A more serious threat, however, arises from changes to the types of emissions covered by Europe’s carbon budgets. The targets and trajectories for the carbon budgets were initially determined on the basis that emissions from outbound international flights would be included and would also count towards the EU climate target. Since then, the Commission has proposed indefinitely extending a derogation for the majority of international flights from the EU ETS.
This derogation establishes an incompatibility between the scope of emissions covered by the carbon budgets and the scope of emissions included in the intended greenhouse gas target. It also threatens to reduce the stringency of the carbon budgets for the sectors which are still covered. We estimate this derogation would make more than 200 million additional allowances available to stationary sectors in the EU ETS, owing to reduced aviation demand.
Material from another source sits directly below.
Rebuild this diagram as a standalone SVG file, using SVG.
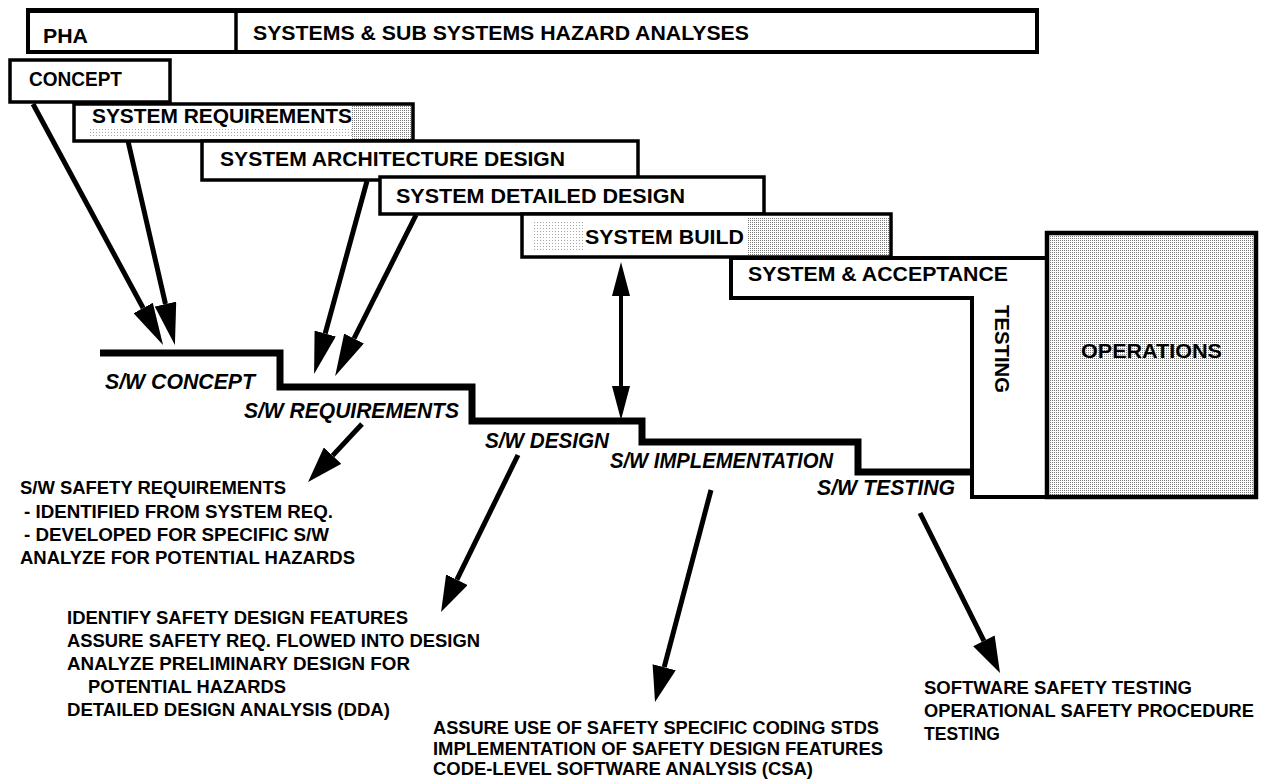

Similarly, we find that the secession of the UK from the EU, if accompanied by an exit from the EU ETS and the EU ESR, would leave the carbon budgets stranded 39.5% below 1990 levels for the remaining 27 member states, falling short of the official EU climate goal.
The critical issue is not that the EU carbon budgets might arrive half a percentage point or so short of the target in 2030, or that they contain a few hundred million more allowances than they should, but that there was nothing preventing the situation from being far worse. At present, no formal checks exist to ensure that Europe’s carbon budgets are resilient to changes like these and can continue to adequately deliver the greenhouse gas target. Instead, accountability for achieving the target has been unhealthily reliant on political pressure from advocacy groups and other stakeholders rather than internal regulatory checks and balances.
To protect the EU target against future shocks, Futureproof’s new report, Hitting a Moving Target, recommends that EU policymakers introduce a “triple lock” on the greenhouse gas target: defining the target more clearly in law, routinely recalibrating the EU’s carbon budgets to ensure they line up with the official target, and periodically reviewing policies and measures to ensure that EU emissions also fall in line with that target.
The third recommendation, in particular, would help resolve the current disconnect between the compliance framework and the target. Currently, member states and companies can remain fully compliant with the carbon budgets while collectively exceeding the EU’s 2030 greenhouse gas target simply by using carbon allowances banked from previous years. Clear triggers should be introduced in legislation to strengthen current policies or introduce new policies if emissions are not declining at an appropriate pace, making 2030 a hard deadline for achieving the required 40% cut in emissions.
Once an EU greenhouse gas target has been politically agreed, enforcing that target should be a technical and regulatory challenge, not an ongoing political challenge. While the process for determining the new legislation implementing the 2030 target is already very far progressed, we hope that these recommendations might yet be considered and incorporated. We feel these three measures, taken together, would resolve some persistent ambiguities about the nature of the EU’s greenhouse gas target and better ensure that the target is faithfully delivered.
Futureproof’s report, Hitting a Moving Target is published today.